In the eighteenth century, the so-called Age of the Enlightenment cast doubt upon the validity of God for the first time and what became important was no longer just the preservation of the soul for eternity but life itself. 
 
The death of a loved one now became a deep personal trauma for those left behind and it was a grief considered both right and proper to express. The death of a child was to be particularly mourned and for which there could never be enough wailing. It was also around this time that major charitable works and organisations designed to secure the preservation of life for the more vulnerable first came to the fore. 
 
The familiarity with death remained but the resignation to it diminished as the preservation of life became more important than the security and comfort of the soul. Indeed, the Victorian era has often been referred to as a Cult of Death. 
 
It was a period of both increased agnosticism and religious revivalism and an obsession with the afterlife as expressed in the fascination with and popularity of spiritualism, but it was also a time of rigid rules of behaviour and of a strict moral code. 
 
Victorians expected a significant period of public mourning for the deceased to be observed and the burden of this mourning fell invariably upon the women of any household with the widow and daughters of the deceased expected to wear only black in both public and private, sometimes with a veil. Smiling and laughter during the period of mourning was also frowned upon. 
 
The bereaved were expected to be distraught but the grief had to be self-contained and despite it being public it was to be a sullen mourning. Nevertheless, the outward display of public grief was thought essential before the healing process could begin not just for the 
individual concerned but society at large. 

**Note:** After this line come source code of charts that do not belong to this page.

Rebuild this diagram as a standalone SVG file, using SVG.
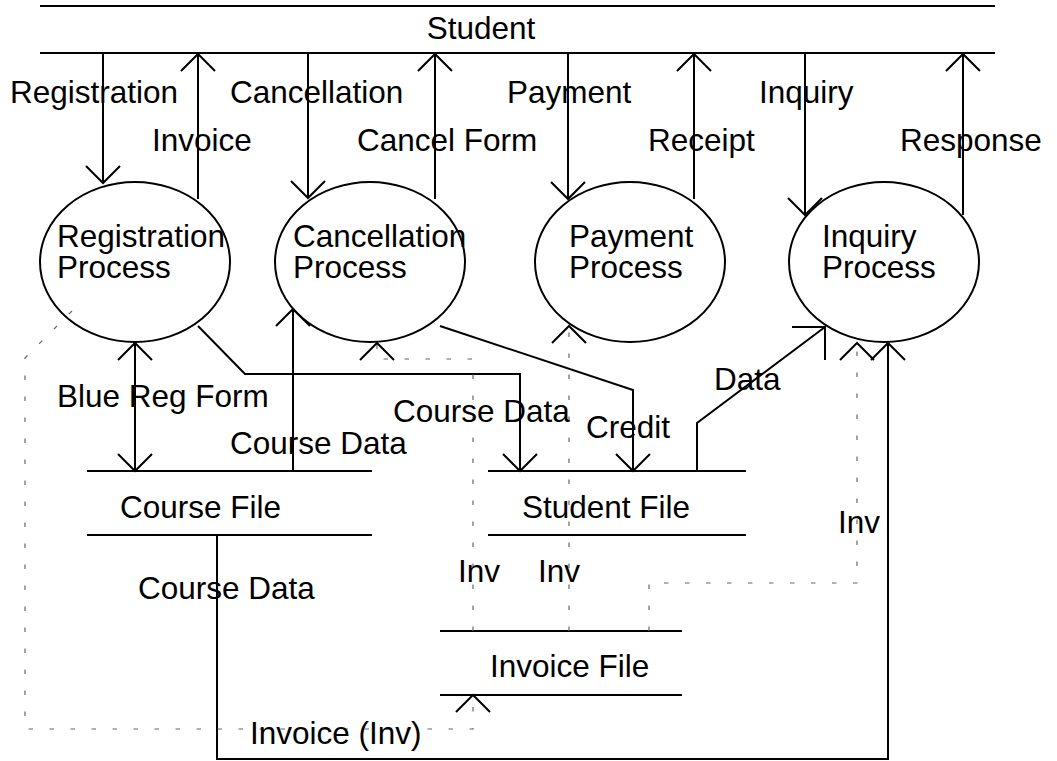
<svg xmlns="http://www.w3.org/2000/svg" width="1057" height="761" viewBox="0 0 1057 761">
<style>
text{font-family:"Liberation Sans",Arial,sans-serif;font-size:31.5px;fill:#000}
.s{fill:none;stroke:#000;stroke-width:2}
.d{fill:none;stroke:#666;stroke-width:1.2;stroke-dasharray:4.5 16.5}
.a{marker-end:url(#arr)}
</style>
<defs>
<marker id="arr" markerUnits="userSpaceOnUse" viewBox="-20 -20 40 40" markerWidth="40" markerHeight="40" refX="0" refY="0" orient="auto-start-reverse">
<path d="M-17,-17 L0,0 L-17,17" fill="none" stroke="#000" stroke-width="2"/>
</marker>
</defs>
<rect width="1057" height="761" fill="#fff"/>
<g id="student">
<path class="s" d="M40,6 H995 M40,53 H995"/>
<text x="481" y="39" text-anchor="middle">Student</text>
</g>
<g id="registration-process">
<ellipse class="s" cx="135" cy="262" rx="95" ry="80"/>
<text x="57" y="247">Registration</text>
<text x="57" y="278">Process</text>
</g>
<g id="cancellation-process">
<ellipse class="s" cx="370" cy="262" rx="95" ry="80"/>
<text x="293" y="247">Cancellation</text>
<text x="293" y="278">Process</text>
</g>
<g id="payment-process">
<ellipse class="s" cx="630" cy="262" rx="95" ry="80"/>
<text x="569" y="247">Payment</text>
<text x="569" y="278">Process</text>
</g>
<g id="inquiry-process">
<ellipse class="s" cx="884" cy="262" rx="95" ry="80"/>
<text x="822" y="247">Inquiry</text>
<text x="822" y="278">Process</text>
</g>
<g id="course-file">
<path class="s" d="M87,471 H372 M87,535 H372"/>
<text x="120" y="518">Course File</text>
</g>
<g id="student-file">
<path class="s" d="M488,471 H746 M488,535 H746"/>
<text x="522" y="518">Student File</text>
</g>
<g id="invoice-file">
<path class="s" d="M440,631 H682 M440,695 H682"/>
<text x="490" y="677">Invoice File</text>
</g>
<g id="connectors">
<path class="s a" d="M103,53 V183"/>
<path class="s a" d="M198,199 V54"/>
<path class="s a" d="M308,53 V198"/>
<path class="s a" d="M435,199 V54"/>
<path class="s a" d="M568,53 V199"/>
<path class="s a" d="M694,199 V54"/>
<path class="s a" d="M805,53 V215"/>
<path class="s a" d="M963,215 V54"/>
<path class="s a" d="M135,343 V471" style="marker-start:url(#arr)"/>
<path class="s a" d="M293,471 V309"/>
<path class="s a" d="M198,326 L245,374 H520 V471"/>
<path class="s a" d="M440,326 L633,390 V471"/>
<path class="s" d="M697,471 V423 L825,327 M792,327 H825 V360"/>
<path class="s a" d="M217,535 V759 H888 V343"/>
<path class="d a" d="M72,311 L25,358 V729 H473 V695"/>
<path class="d a" d="M473,631 V359 H377 V343"/>
<path class="d a" d="M569,631 V326"/>
<path class="d a" d="M649,631 V583 H857 V343"/>
<text x="10" y="103">Registration</text>
<text x="152" y="151">Invoice</text>
<text x="230" y="103">Cancellation</text>
<text x="357" y="151">Cancel Form</text>
<text x="507" y="103">Payment</text>
<text x="648" y="151">Receipt</text>
<text x="759" y="103">Inquiry</text>
<text x="900" y="151">Response</text>
<text x="57" y="407">Blue Reg Form</text>
<text x="230" y="454">Course Data</text>
<text x="393" y="422">Course Data</text>
<text x="586" y="438">Credit</text>
<text x="714" y="390">Data</text>
<text x="838" y="533">Inv</text>
<text x="458" y="582">Inv</text>
<text x="538" y="582">Inv</text>
<text x="138" y="599">Course Data</text>
<text x="250" y="744">Invoice (Inv)</text>
</g>
</svg>
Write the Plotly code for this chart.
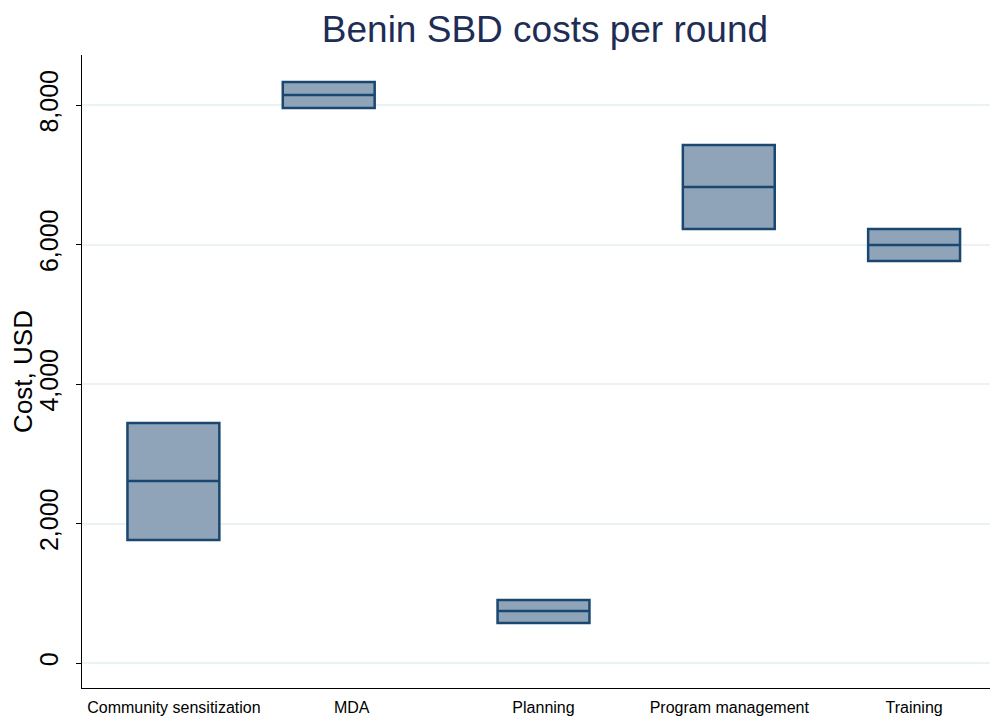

This was also a time that saw the introduction of the large park cemeteries beyond the usual confines of the Churchyard providing the opportunity for expressions of grief to be displayed in ever greater and bolder ways often in the form of ever more elaborate tombs and headstones. Sometimes it could be a large statue of the deceased in their pomp or of angels reaching up to the sky or in the case of children of siblings embracing or of them descending to heaven. 
 
Epitaphs would often take the form of a poem, a brief summary of a man’s life his success and his failures. It also saw the return of the ritual of death. 
 
With doors shut, the black curtains drawn, and the clocks stopped, once more family and friends were encouraged to gather at the bedside of the dying. Once death had been confirmed the body of the deceased would be placed in an open casket in a room in the house for neighbours to file past and pay their last respects. 
 
The funeral itself would also be a time for display. Depending on the wealth of the individual a horse-drawn hearse, the horses adorned with ostrich feathers, would carry the deceased to the cemetery with a retinue of mourners following in its wake. Upon the arrival of the corpse a Minister of some denomination or other, regardless of the deceased own views in life, would preside at his death and burial. It was considered the duty of those still living to ensure that the dead had communion with God. 
 
In the modern era people have distanced themselves from the process of dying. We rarely witness the event nor make elaborate preparation for it. We attend the funeral only which has become a hurried affair of little rite and few blessings, and we preserve no set period of mourning. As a result, death has become sanitised, it is something to be ignored, to be forgotten. 
 
Grief is no longer a collective experience but has become individualised rarely extending beyond the boundaries of the immediate family. We have ceased to be familiar with death as a part of life but merely remain aware of its inevitability. We have come to fear it like nothing else and consider as something best not thought about.